The Big Data Myth

Big Data has become the craze of the business world.  Companies are spending millions of dollars on the latest technologies and are hiring data scientists in droves, seemingly in a rush to stay technologically relevant.  But what is “Big Data” and is it right for your business?  For many organizations, the answer may come as a surprise.

The definition of Big Data is as varied as the companies that claim to have it.  Consider this definition from a quick Google search:

noun: big data

  1. extremely large data sets that may be analyzed computationally to reveal patterns, trends, and associations, especially relating to human behavior and interactions.

    “much IT investment is going towards managing and maintaining big data”

There is no question that Big Data does, in fact, offer myriad opportunities to reveal invaluable patterns and trends that can lead organizations to both uncover unknown problems and discover completely new products, services, and ideas.

Take, for example, the popular book (turned movie) Moneyball.  Major League Baseball is a game of hundreds of players throwing thousands of pitches during scores of at bats.  Entire companies exist to collect the millions of records of statistics each year to detail who threw a pitch, who was at bat, details of weather and wind speed, how fast was the pitch, whether it was a fast ball or curve ball, if the batter swung or not, whether he made contact or not, where the ball went… the list goes on and on.  Clearly, the vast amount of data available across multiple seasons of baseball are not manageable with everyday tools by the normal computer user.  That is why teams like the Athletics and Red Sox have become notorious for hiring data scientists to navigate the data and create information to better their organization.

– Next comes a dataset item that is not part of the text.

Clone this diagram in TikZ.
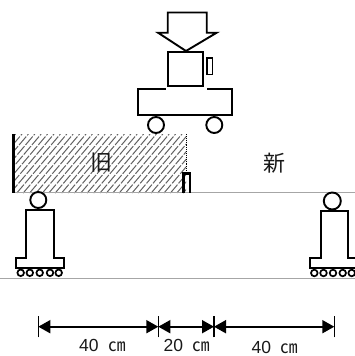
\documentclass[tikz,border=0pt]{standalone}
\usepackage{fontspec}
\setmainfont{Liberation Sans}
\newfontfamily\cjkf{Noto Sans CJK JP}
\usetikzlibrary{patterns,arrows.meta}
\tikzset{
  part/.style={draw=black,line width=1.9pt,fill=white},
  roller/.style={draw=black,line width=1.7pt,fill=white},
  groundline/.style={draw=black!35,line width=1pt},
  dimtick/.style={draw=black,line width=1.4pt},
  dimline/.style={draw=black,line width=1.8pt,{Triangle[length=12pt,width=13pt]}-{Triangle[length=12pt,width=13pt]}},
  dimtext/.style={font=\fontsize{17.5}{19}\selectfont,inner sep=0pt,text=black!90},
  bigtext/.style={font=\cjkf\fontsize{22}{24}\selectfont,inner sep=0pt,text=black!90}
}
\begin{document}
\begin{tikzpicture}[x=1pt,y=-1pt]
\useasboundingbox (0,0) rectangle (355,356);
% hatch
\begin{scope}
\clip (14,134) rectangle (186,193);
\foreach \i in {-60,-53.6,...,200}{
  \draw[black!62,line width=1pt,dash pattern=on 11pt off 1.6pt] (\i,193) -- (\i+50,134);
}
\end{scope}
\draw[black,densely dotted,line width=0.9pt] (186,134) -- (186,172);
% ground lines
\draw[groundline] (190,192.6) -- (355,192.6);
\draw[groundline] (0,278) -- (355,278);
\draw[groundline] (14,192.8) -- (190,192.8);
% wall and stub
\draw[black,line width=3pt] (13.6,134) -- (13.6,193);
\draw[black,line width=2.4pt] (183.5,192.5) -- (183.5,173.5) -- (189.7,173.5) -- (189.7,192.5);
% machine
\draw[part] (168,52) rectangle (202.7,86);
\draw[part,line width=1.5pt] (207,58) rectangle (212.7,74.7);
\draw[part] (138,89) rectangle (232.3,115);
\draw[draw=white,line width=2.2pt] (166,89) -- (206.5,89);
\draw[part] (156,125) circle (8);
\draw[part] (214.3,125) circle (8);
\draw[part] (167.7,12.5) -- (206.7,12.5) -- (206.7,32.7) -- (216.7,32.7) -- (186,51) -- (158,32.7) -- (167.7,32.7) -- cycle;
% left support
\draw[part] (38.3,200) circle (8);
\draw[part] (26,258.3) -- (26,210) -- (54.3,210) -- (54.3,258.3) -- (64.3,258.3) -- (64.3,267.7) -- (16,267.7) -- (16,258.3) -- cycle;
\foreach \x in {20.7,29.8,39.7,50,58.7}{\draw[roller] (\x,272.8) circle (3.3);}
% right support
\draw[part] (332.3,201) circle (8.5);
\draw[part] (320.7,258.3) -- (320.7,210.7) -- (348.3,210.7) -- (348.3,258.3) -- (358,258.3) -- (358,268.3) -- (310,268.3) -- (310,258.3) -- cycle;
\foreach \x in {314.3,323.5,333,342.7,351.7}{\draw[roller] (\x,273) circle (3.3);}
% labels
\node[bigtext] (old) at (101,162.5) {旧};
\node[bigtext] (new) at (274,163) {新};
% dimensions
\coordinate (a) at (38.3,326.7);
\coordinate (b) at (158.3,326.7);
\coordinate (c) at (214,326.7);
\coordinate (d) at (334.3,326.7);
\foreach \p in {a,b,c,d}{\draw[dimtick] ([yshift=-10.7pt]\p) -- ([yshift=10.7pt]\p);}
\draw[dimline] (a) -- (b);
\draw[dimline] (b) -- (c);
\draw[dimline] (c) -- (d);
\node[dimtext] (l1) at (102.7,345.5) {40\hspace{10pt}{\cjkf ㎝}};
\node[dimtext] (l2) at (186.7,345) {20\hspace{9pt}{\cjkf ㎝}};
\node[dimtext] (l3) at (275,347.5) {40\hspace{10pt}{\cjkf ㎝}};
\end{tikzpicture}
\end{document}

The need exists in other industries as well.  The airlines have countless streams of data around flight schedules and the flights and passengers themselves.  Twitter and Facebook have millions of posts on their sites a day.  In these cases, hiring a team of computer science and statistics PhD’s is an understood necessity to utilize the data.

So, why are we calling “Big Data” a myth?  Let’s go back to the definition and consider the term “extremely large data sets”.  What does that mean?  In the case of Major League Baseball, airlines, and social networks, that can mean terabytes of data representing billions of data records.

However, chances are that most people reading this do not work in one of these places.  The typical organization is going to have thousands (most manufacturers and B2B organizations) to millions (larger retailers) of transactions.

 This does not represent Big Data.  This is just Data.

Big Data requires huge investments in infrastructure, rapidly evolving tools such as Hadoop and NoSQL, and scores of data scientists, who tend to have mostly academic backgrounds.

Data requires more modest investments in infrastructure, common (and often free!) tools such as Microsoft SQL Server, PostgreSQL, Excel, and Tableau, and experienced analytics professionals with real world business experience.  Most organizations need analysts who are both technically skilled and have the ability to translate data into actionable business insights.